Block data from Blockchain.com reveals that a colossal Bitcoin (BTC) transaction worth $2 billion was processed on Monday night. Despite the enormous financial value, the unknown wallet holder only paid 0.00001713 BTC fees equivalent to $0.78.
Although it is unknown what the purpose of this transfer was, or indeed which individual or entity enacted it, what has clearly been showcased is the enormous potential of financial transactions utilizing cryptocurrency and blockchain technologies.
However, this is not the first instance of a transaction of this magnitude with minimal fees. Back in August 2020, a Bitcoin transaction worth $1 billion was recorded with a nominal fee of just $4.
Attempts to transfer money of this value in traditional fiat markets would simply be futile. Anchored to anachronistic models, the financial ecosystem stands as a stark outlier to the instantaneous, largely inclusive, modern information services experience.
An international fiat transfer often takes one to four working days to process and includes a hefty transaction fee of 1%–3%. For a transaction worth $2 billion, this would come at the cost of between $20 million and $60 million.

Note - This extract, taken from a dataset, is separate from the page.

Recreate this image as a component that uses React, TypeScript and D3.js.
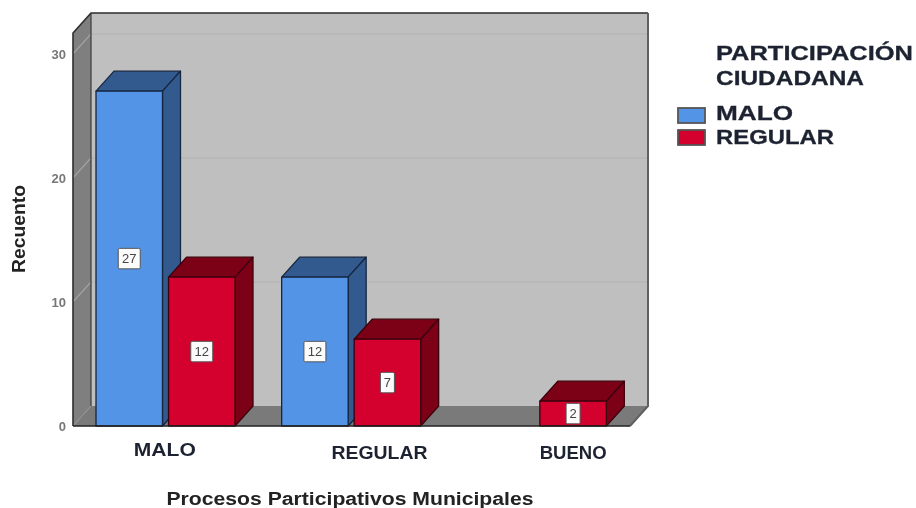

Alongside this, banks and governments hold central influence over the activity of financial infrastructures, unlike Bitcoin, and as such, arguably threaten the privacy, autonomy and principles of a free market.
According to BitInfoChart, the average price of a transaction fee on Bitcoin’s base-layer blockchain stands at 0.000058 BTC ($2.67). This has been a consistent floor level across the last two months but was not been printed before that since the beginning of the market’s bullish surge in October 2020.
Technical data from Cointelegraph Markets Pro reveals that Bitcoin surmounted a challenge to reestablish $46,000 on Tuesday morning after registering price lows of $43,380 on Bitstamp in the wake of major market volatility.
This bullish sentiment falls in line with an additional data point that reserves of Bitcoin on major cryptocurrency exchanges have recorded new multi-year lows this week — akin to the transaction fees — levels not witnessed since the inception of the bullish surge in October 2020.